Sources: Governor's Tax Plan; Senate Bill 6; Act 1457 of 2013

Sources: Governor’s Tax Plan; Senate Bill 6; Act 1457 of 2013

The features phase-in features and undesirable tax cliff features of the Governor’s proposal could be mitigated by eliminating the multiple tax schedule structure described in Table 1, and by implementing the new plan immediately instead of having a phase-in year.  However, such a modified plan would generate its own practical and political problems.  For example, the phase out of tax cuts for individuals with incomes over $75,000 could be accomplished by having those taxpayers pay the same rates as lower-income taxpayers, but facing a new income tax surcharge on incomes over $75,000.  Such a proposal would eliminate the tax-cliffs, but would be unpopular among many politicians and voters.

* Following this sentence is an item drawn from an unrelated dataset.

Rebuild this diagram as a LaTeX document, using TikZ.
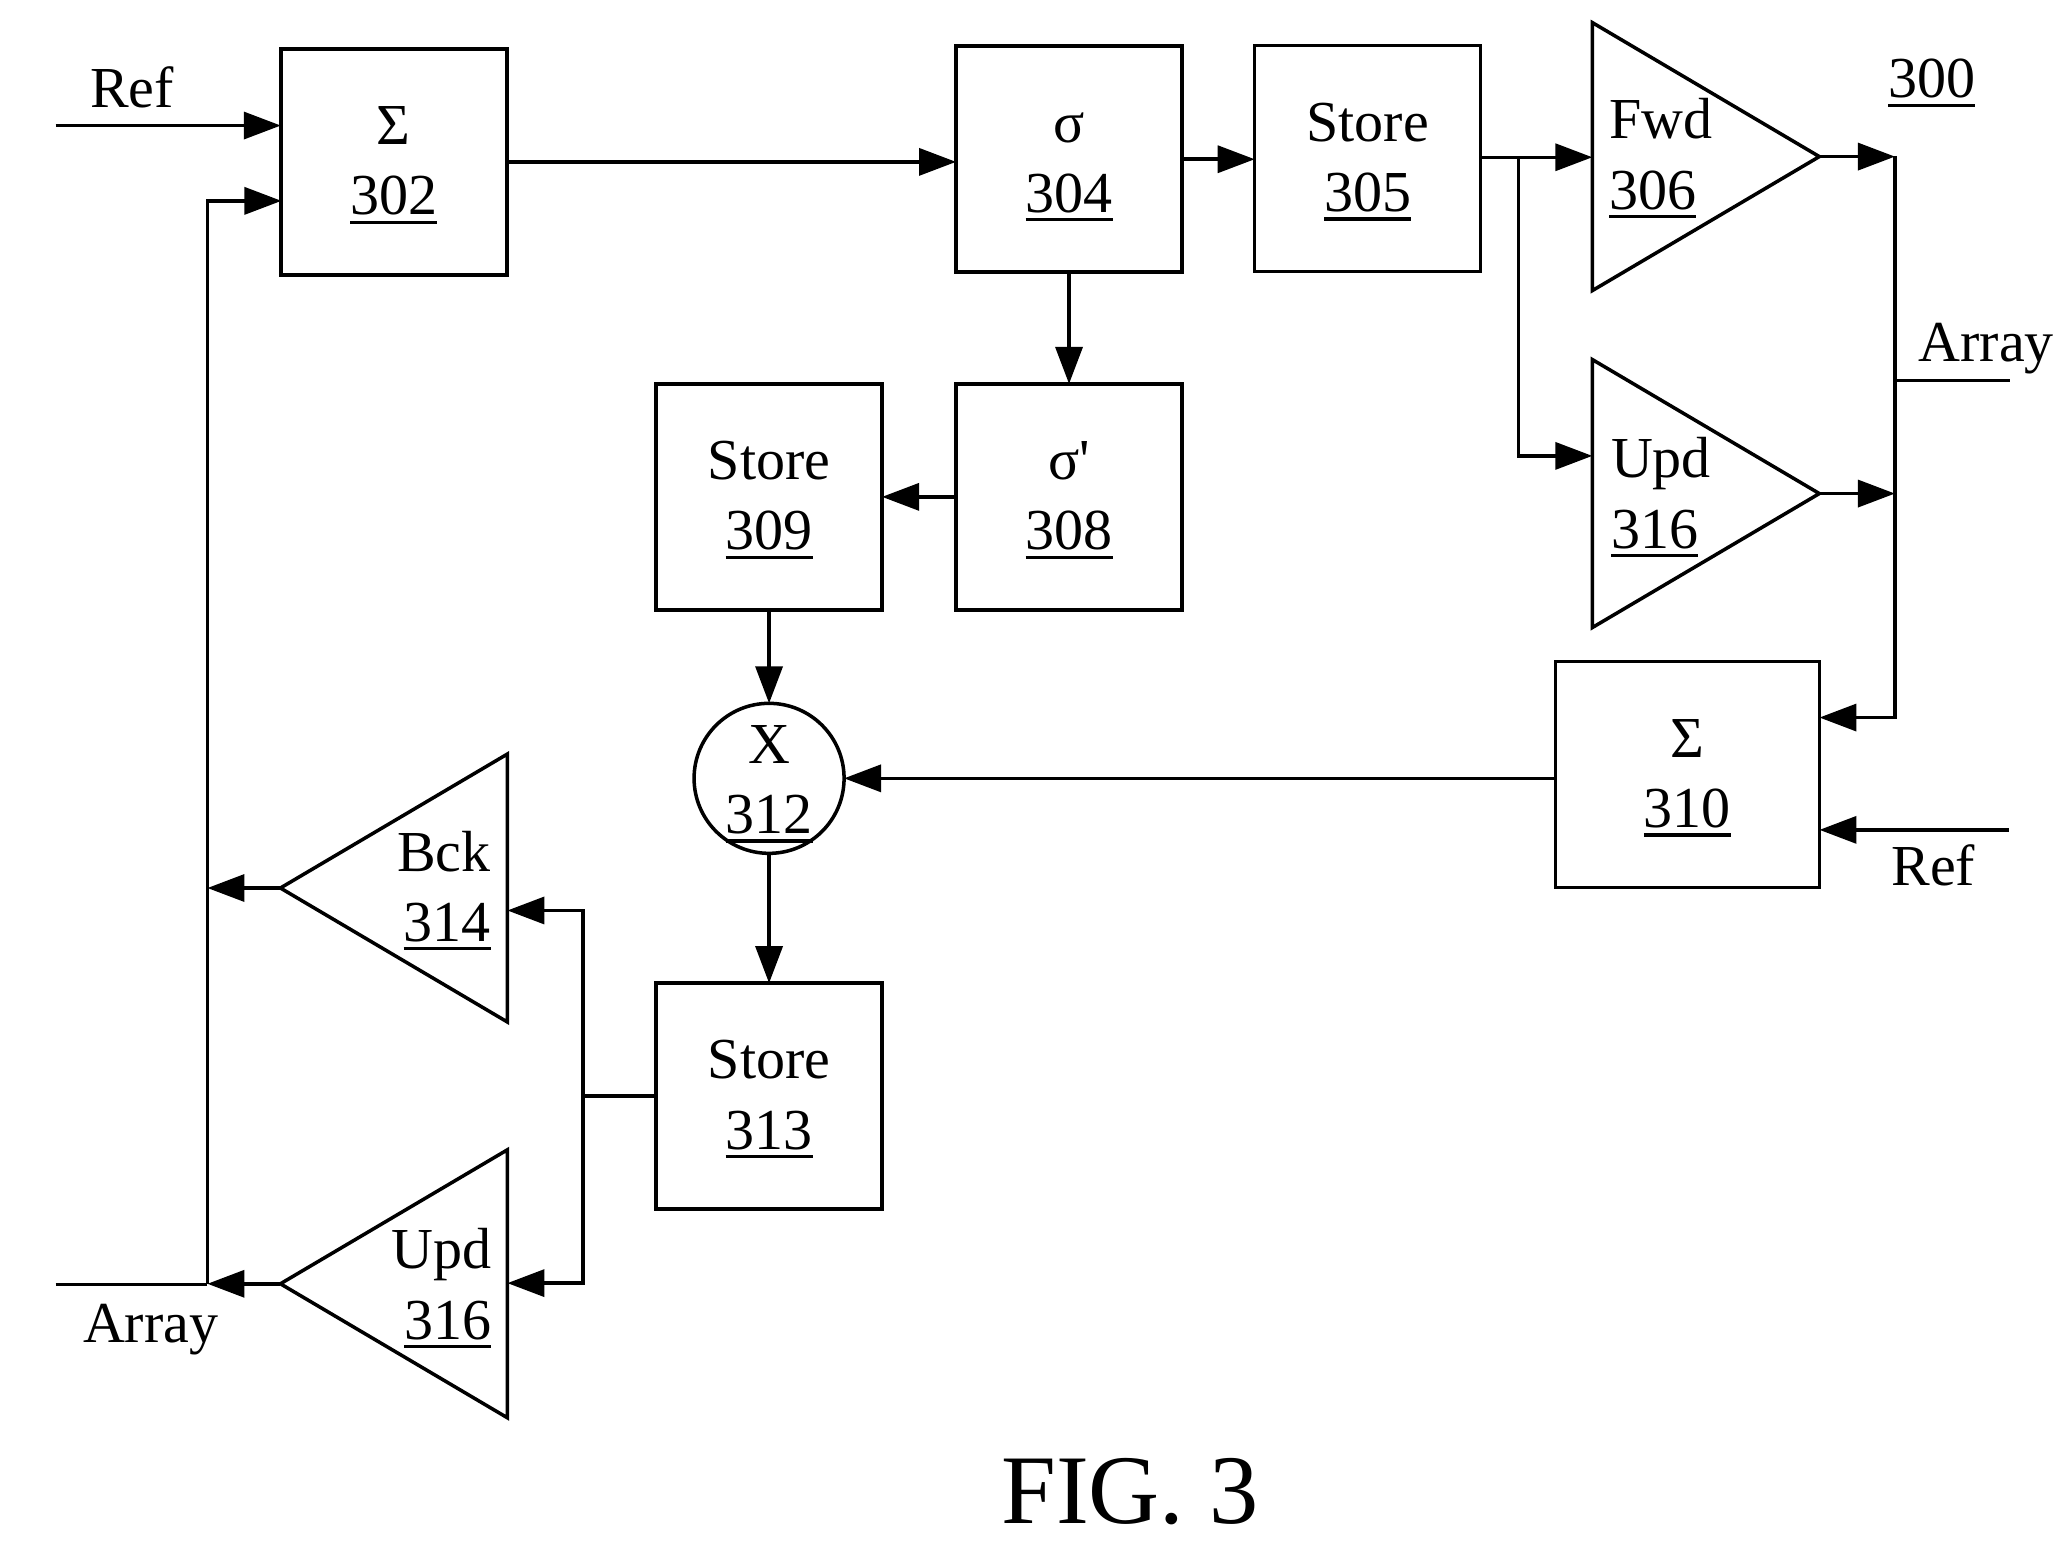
\documentclass[tikz,border=0pt]{standalone}
\usepackage{fontspec}
\setmainfont{Liberation Serif}
\newfontfamily\primefont{Liberation Serif}
\usetikzlibrary{arrows.meta, shapes.geometric}
\newcommand{\ulnum}[1]{\setbox0\hbox{#1}\leavevmode\rlap{\rule[-2.6pt]{\wd0}{1pt}}\box0}
\newcommand{\capline}{\rule{0pt}{12.8pt}}
\tikzset{
	blockbox/.style={draw, rectangle, line width=1pt, minimum width=2.26cm, minimum height=2.26cm, inner sep=0pt, outer sep=0pt, align=center, font=\fontsize{16.5}{20}\selectfont},
	widebox/.style={blockbox, minimum width=2.64cm},
	mulcircle/.style={draw, circle, line width=1pt, minimum size=1.5cm, inner sep=0pt, outer sep=0pt},
	amp/.style={draw, isosceles triangle, isosceles triangle stretches, line width=1pt, minimum width=2.68cm, minimum height=2.27cm, inner sep=0pt, outer sep=0pt},
	amptext/.style={inner sep=0pt, align=left, font=\fontsize{16.5}{20}\selectfont},
	plaintext/.style={inner sep=0pt, font=\fontsize{16.5}{20}\selectfont},
	sig/.style={line width=1pt, -{Triangle[length=0.37cm, width=0.27cm]}},
	wire/.style={line width=1pt}
}
\begin{document}
\begin{tikzpicture}[x=0.013214cm, y=-0.013214cm]
	\useasboundingbox (0,0) rectangle (1568,1167.7);
	\node[blockbox] (sum302) at (298,122.5) {\capline Σ\\\ulnum{302}};
	\node[blockbox] (sig304) at (809,120.5) {\capline σ\\\ulnum{304}};
	\node[blockbox] (store305) at (1035,120) {\capline Store\\\ulnum{305}};
	\node[blockbox] (sig308) at (809,376) {\capline σ{\primefont'}\\\ulnum{308}};
	\node[blockbox] (store309) at (582,376) {\capline Store\\\ulnum{309}};
	\node[widebox] (sum310) at (1277,586) {\capline Σ\\\ulnum{310}};
	\node[blockbox] (store313) at (582,829.5) {\capline Store\\\ulnum{313}};
	\node[mulcircle] (mul312) at (582,589) {};
	\node[amp, anchor=west] (fwd306) at (1205,118.5) {};
	\node[amp, anchor=west] (upd316r) at (1205,373.5) {};
	\node[amp, shape border rotate=180, anchor=east] (bck314) at (384,672) {};
	\node[amp, shape border rotate=180, anchor=east] (upd316l) at (384,971.5) {};
	\node[amptext, align=center] (multext) at (582,589) {\rule{0pt}{14pt}X\\\ulnum{312}};
	\node[amptext] (fwdtext) at (1257,120) {Fwd\\\ulnum{306}};
	\node[amptext] (updrtext) at (1257,376.5) {Upd\\\ulnum{316}};
	\node[amptext, align=right] (bcktext) at (336,674) {Bck\\\ulnum{314}};
	\node[amptext, align=right] (updltext) at (334,975) {Upd\\\ulnum{316}};
	\node[plaintext] (refa) at (100,66) {Ref};
	\node[plaintext] (refb) at (1463,655) {Ref};
	\node[plaintext] (arraya) at (1503,264) {Array};
	\node[plaintext] (arrayb) at (114,1006) {Array};
	\node[plaintext] (num300) at (1462,63) {\ulnum{300}};
	\node[inner sep=0pt, font=\fontsize{28}{30}\selectfont] (figlabel) at (855,1129) {FIG. 3};
	\coordinate (refin) at (42,95);
	\coordinate (backin) at (213,152);
	\coordinate (leftbus) at (157,972);
	\coordinate (leftout) at (42,972);
	\coordinate (branch) at (1149,119);
	\coordinate (updin) at (1205,345);
	\coordinate (bustop) at (1434,118);
	\coordinate (busmid) at (1434,373);
	\coordinate (busbot) at (1434,543);
	\coordinate (arrayr) at (1521,288);
	\coordinate (refr) at (1520,628);
	\coordinate (fork) at (441,829.5);
	\coordinate (forktop) at (441,689);
	\coordinate (forkbot) at (441,971);
	\draw[sig] (refin) -- (refin -| sum302.west);
	\draw[sig] (leftbus) -- (leftbus |- backin) -- (backin);
	\draw[wire] (leftout) -- (leftbus);
	\draw[sig] (sum302.east) -- (sum302.east -| sig304.west);
	\draw[sig] (sig304.east) -- (sig304.east -| store305.west);
	\draw[sig] (store305.east |- branch) -- (fwd306.west |- branch);
	\draw[sig] (branch) -- (branch |- updin) -- (updin);
	\draw[sig] (fwd306.east) -- (fwd306.east -| bustop);
	\draw[sig] (upd316r.east) -- (upd316r.east -| busmid);
	\draw[sig] (bustop) -- (busbot) -- (busbot -| sum310.east);
	\draw[wire] (arrayr) -- (arrayr -| bustop);
	\draw[sig] (refr) -- (refr -| sum310.east);
	\draw[sig] (mul312.east -| sum310.west) -- (mul312.east);
	\draw[sig] (sig304.south) -- (sig308.north);
	\draw[sig] (sig308.west) -- (store309.east);
	\draw[sig] (store309.south) -- (mul312.north);
	\draw[sig] (mul312.south) -- (store313.north);
	\draw[wire] (store313.west) -- (fork);
	\draw[sig] (fork) -- (forktop) -- (forktop -| bck314.east);
	\draw[sig] (fork) -- (forkbot) -- (forkbot -| upd316l.east);
	\draw[sig] (bck314.west) -- (bck314.west -| leftbus);
	\draw[sig] (upd316l.west) -- (upd316l.west -| leftbus);
\end{tikzpicture}
\end{document}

Ultimately, the adoption of tax structures depends on both economic and political considerations.  While recognizing political aspects of the issue, however, economists tend to focus more directly on issues of efficiency:  A tax code should be structured to raise the revenue necessary to finance government activities in the most efficient way possible.  It is in that spirit that we offer this analysis, recognizing the limitations of what is politically possible but pointing out what would nevertheless be economically desirable.